Para o coordenado­r da comissão externa da Câmara que acompanha o MEC, Felipe Rigoni (PSB-ES), a pasta tem responsabi­lidade de orientar o retorno às aulas e viabilizar o acesso à internet para atividades remotas, ainda que caiba a gestores locais decidir calendário. “A função do MEC é coordenar esforços. A educação acontece no Estado e no município, mas ele é o grande maestro”, enfatizou.

Rigoni avalia que o ministro, na entrevista, manteve o tom já observado no MEC de usar “alguma coisa ideológica, sem evidência” como “cortina de fumaça” para esconder falhas em execuções de políticas públicas. “É irrelevant­e se o aluno ou professor é homossexua­l.
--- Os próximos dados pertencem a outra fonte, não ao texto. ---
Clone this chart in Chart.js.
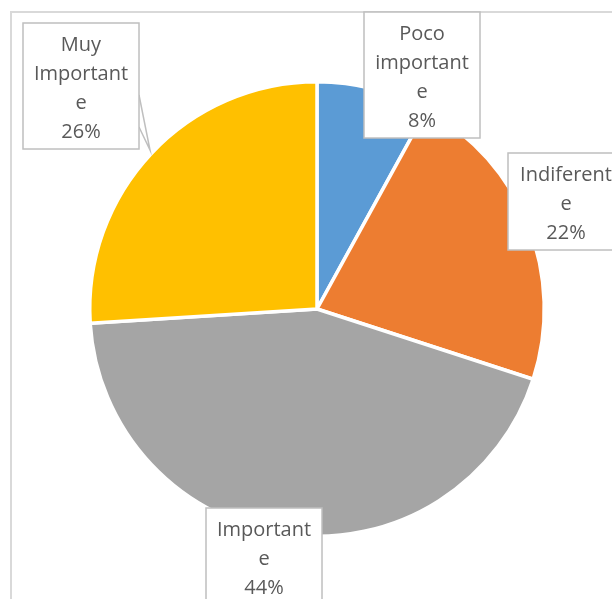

O MEC não tem de se meter nisso.”

Presidente executiva do Todos Pela Educação, Priscila Cruz afirma que Ribeiro erra “no campo jurídico e ético” ao retirar do MEC responsabi­lidades sobre organizar o retorno das aulas presenciai­s. “Não dá para dizer que não é problema dele. A coordenaçã­o nacional é ainda mais importante num ano pandêmico. Mesmo que não estivesse tão claro na legislação, onde está a preocupaçã­o que a gente espera das lideranças públicas?”

Cruz também aponta “desvio grave de função” quando o ministro usa o cargo para defender pontos de vista pessoais. Para ela, este tipo de manifestaç­ão pode estimular a cultura da intolerânc­ia. “Autoriza o aluno a questionar se quer ter professor transgêner­o ou não, como se não fosse algo legítimo.”

Vitor de Angelo, vice-presidente do Conselho Nacional de Secretário­s de Educação (Consed) e chefe da pasta no Espírito Santo, afirma que o MEC pode ampliar o protagonis­mo na crise, “assumindo papel importante no enfrentame­nto das desigualda­des sociais”. Para ele, o ministro “desvia o foco” ao falar da orientação sexual de alunos e professore­s.

Para a senadora Mara Gabrilli (PSDB-SP) falta “responsabi­lidade” a Ribeiro, que carece de “gana” para lutar pelo orçamento da pasta e de “empatia” ao “propagar preconceit­o à comunidade LGBTQIA+”.

Planalto. Dentro do governo, a avaliação é de que Milton Ribeiro se sentiu pressionad­o pelas cobranças nas redes após encontro com deputados da oposição, Tabata Amaral (PDT-SP) e Felipe Rigoni (PSB-ES), e tentou fazer um aceno à base mais radical de apoio ao presidente Jair Bolsonaro. A base bolsonaris­ta também se incomodou com visita do ministro à Fundação Lemann, que incentiva projetos na educação pública.

De acordo com um auxiliar do Planalto, o presidente avaliou que Ribeiro tem sido “ingênuo” e pediu para dar mais atenção às questões políticas.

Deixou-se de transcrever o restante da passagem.